Шастель был готов. Был готов и Зверь. Больше не было нужды ни в каких подвалах и клетках. Я не знал, куда мы держим путь, но там точно не будет людей. А даже если одинокий путник, будь то ребенок или беззащитный старик, будет брести себе по дикой чаще, опасаться было нечего, теперь Зверь был подчинен не своей воле, а моей.
Так, на заре мы тронулись прочь от этих мест, где зародилось, окрепло и переродилось Проклятье Жеводана.
Конец
– Месье де Ботерн! – растерянно воскликнула служанка.
– Прошу вас, не называйте меня так, – устало вздохнул Франсуа.

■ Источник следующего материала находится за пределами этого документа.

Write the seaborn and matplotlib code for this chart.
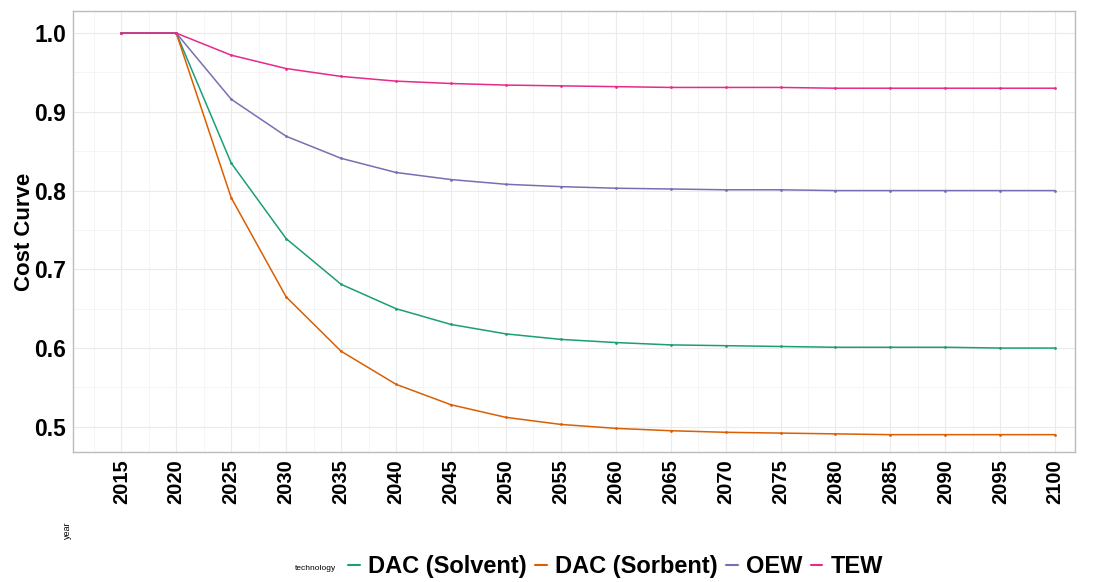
import numpy as np
import pandas as pd
import seaborn as sns
import matplotlib.pyplot as plt
from matplotlib.ticker import MultipleLocator

years = list(range(2015, 2101, 5))
dac_solvent = [1.0, 1.0, 0.835, 0.739, 0.681, 0.650, 0.630, 0.618, 0.611, 0.607, 0.604,
               0.603, 0.602, 0.601, 0.601, 0.601, 0.600, 0.600]
dac_sorbent = [1.0, 1.0, 0.791, 0.665, 0.596, 0.554, 0.528, 0.512, 0.503, 0.498, 0.495,
               0.493, 0.492, 0.491, 0.490, 0.490, 0.490, 0.490]
oew = [1.0, 1.0, 0.916, 0.869, 0.841, 0.823, 0.814, 0.808, 0.805, 0.803, 0.802,
       0.801, 0.801, 0.800, 0.800, 0.800, 0.800, 0.800]
tew = [1.0, 1.0, 0.972, 0.955, 0.945, 0.939, 0.936, 0.934, 0.933, 0.932, 0.931,
       0.931, 0.931, 0.930, 0.930, 0.930, 0.930, 0.930]
technologies = ["DAC (Solvent)", "DAC (Sorbent)", "OEW", "TEW"]
colors = ["#1B9E77", "#D95F02", "#7570B3", "#E7298A"]

df = pd.DataFrame({
    "year": years * 4,
    "cost": dac_solvent + dac_sorbent + oew + tew,
    "technology": np.repeat(technologies, len(years)),
})

sns.set_style("white")
plt.rcParams['font.family'] = ['Liberation Sans', 'DejaVu Sans']
plt.rcParams['text.color'] = 'black'
plt.rcParams['axes.labelcolor'] = 'black'
plt.rcParams['xtick.color'] = 'black'
plt.rcParams['ytick.color'] = 'black'

fig = plt.figure(figsize=(10.94, 5.82), dpi=100)
ax = fig.add_axes([0.0667, 0.2234, 0.9159, 0.7576])

sns.lineplot(data=df, x="year", y="cost", hue="technology", palette=colors,
             hue_order=technologies, linewidth=1.1, marker="o", markersize=2,
             markeredgewidth=0, ax=ax, legend=False)

ax.set_xlim(2010.6, 2101.8)
ax.set_ylim(0.468, 1.028)
ax.set_xticks(years)
ax.xaxis.set_minor_locator(MultipleLocator(2.5))
ax.yaxis.set_major_locator(MultipleLocator(0.1))
ax.yaxis.set_minor_locator(MultipleLocator(0.05))
ax.grid(True, which="major", color="#ebebeb", linewidth=0.8)
ax.grid(True, which="minor", color="#f4f4f4", linewidth=0.6)
ax.set_axisbelow(True)
for s in ax.spines.values():
    s.set_color("#bbbbbb")
    s.set_linewidth(1.0)

ax.tick_params(axis="x", which="major", rotation=90, labelsize=14.5, length=3, color="#555555", pad=2)
ax.tick_params(axis="y", which="major", labelsize=16.5, length=3, color="#555555", pad=2)
ax.tick_params(which="minor", length=0)
ax.set_yticklabels([f"{v:.1f}" for v in ax.get_yticks()])
for lab in ax.get_xticklabels() + ax.get_yticklabels():
    lab.set_fontweight("bold")

ax.set_ylabel("Cost Curve", fontsize=16, fontweight="bold")
ax.yaxis.set_label_coords(-0.038, 0.5)
ax.set_xlabel("year", fontsize=6.5, rotation=90)
ax.xaxis.set_label_coords(-0.005, -0.177)
ax.xaxis.label.set_verticalalignment("center")

handles = [plt.Line2D([0], [0], color=c, linewidth=1.5) for c in colors]
fig.text(0.288, 0.024, "technology", fontsize=6, va="center", ha="center")
leg = fig.legend(handles, technologies, loc="center left", bbox_to_anchor=(0.318, 0.026),
                 ncol=4, frameon=False, handlelength=0.5, handletextpad=0.35,
                 columnspacing=0.35, borderpad=0, borderaxespad=0,
                 prop={"size": 17, "weight": "bold"})

fig.savefig("out.png", dpi=100)
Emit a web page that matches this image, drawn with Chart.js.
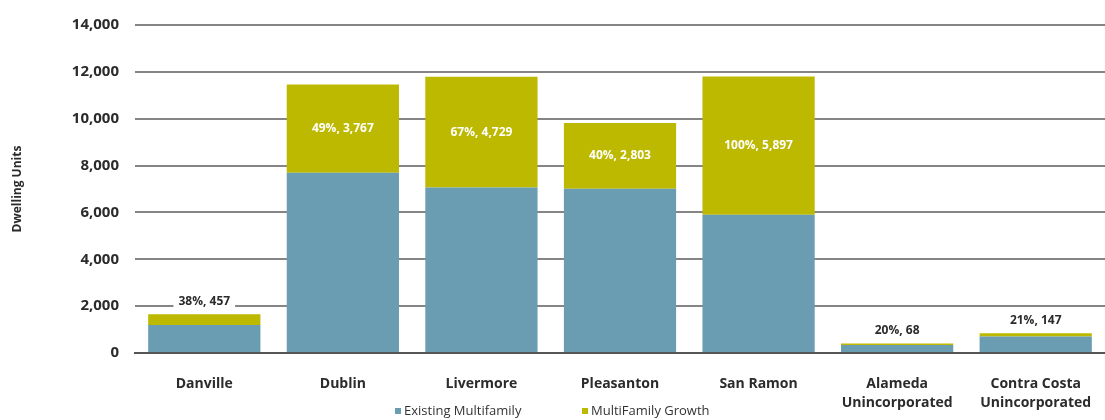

Слова гостя, как и вообще его появление, смутили прислугу, но женщина все равно робко отступила, впуская гостя в дом. Навстречу гостю вышел Лю, глухонемой мальчик, с которым сам хозяин замка обращался всегда нежно и трепетно, что даже вызывал нарекания, ведь дитя, выросшее во вседозволенности, будет иметь скверный нрав. Вопреки этим слухам, скверного нрава юный гость замка не проявлял, а напротив, будучи вежливым и гостеприимным юношей, вышел встречать своего двоюродного дядю. Франсуа, разумеется, был рад увидеть своего племянника, но все же рассчитывал повидать кузена.
– Ты один тут? Где Этьен? – спросил Франсуа.
Лю взял дядю за руку и повел к широкой лестнице, затем наверх, по коридору до отворенной настежь двери, за которой открывался интерьер, переживший как минимум разбойное нападение.
– Мда… – вздохнул Франсуа, проведя по лицу и оглядываясь по сторонам.
Лю лег животом на пол и, подперев голову руками, продолжил разглядывать иллюстрации к астрологическому атласу, иногда трогая линии созвездий, которые, согласно легендам и старым поверьям, взаправду могут предопределять судьбу человека.
Франсуа уже понимал – что-то случилось. С этим предчувствием и щемящим сердцем он оглядел стол, за которым так часто сидел кузен, и, позабыв про еду, сон и развлечения, переписывал древние манускрипты алхимиков и демонологов, либо, в более уже осознанном возрасте, труды по зоологии, ботанике, химии или медицине.
Сейчас что-то было не так, и Франсуа все не мог понять, что именно. Наконец, он заметил золотую чернильницу в виде рыбки. Ее пасть, больше напоминавшая птичий клювик, открывалась и закрывалась со сладким звонким звучанием. Зачастую Этьен просто ради этого благозвучного звона открывал и закрывал его. Словом, эта была излюбленная вещица графа, но сейчас она стояла не на своем месте.
Отношения кузенов складывались по-разному, но все же двоюродные братья были достаточно близки, чтобы Франсуа точно помнил, что его кузен правша. Сейчас же рыбка стояла по левую руку.
Франсуа перевел взгляд на мальчика Лю, который неторопливо болтал ножками, а левой рукой проводил по созвездию Большого Пса, касаясь левой рукой самой яркой звезды, Сириуса.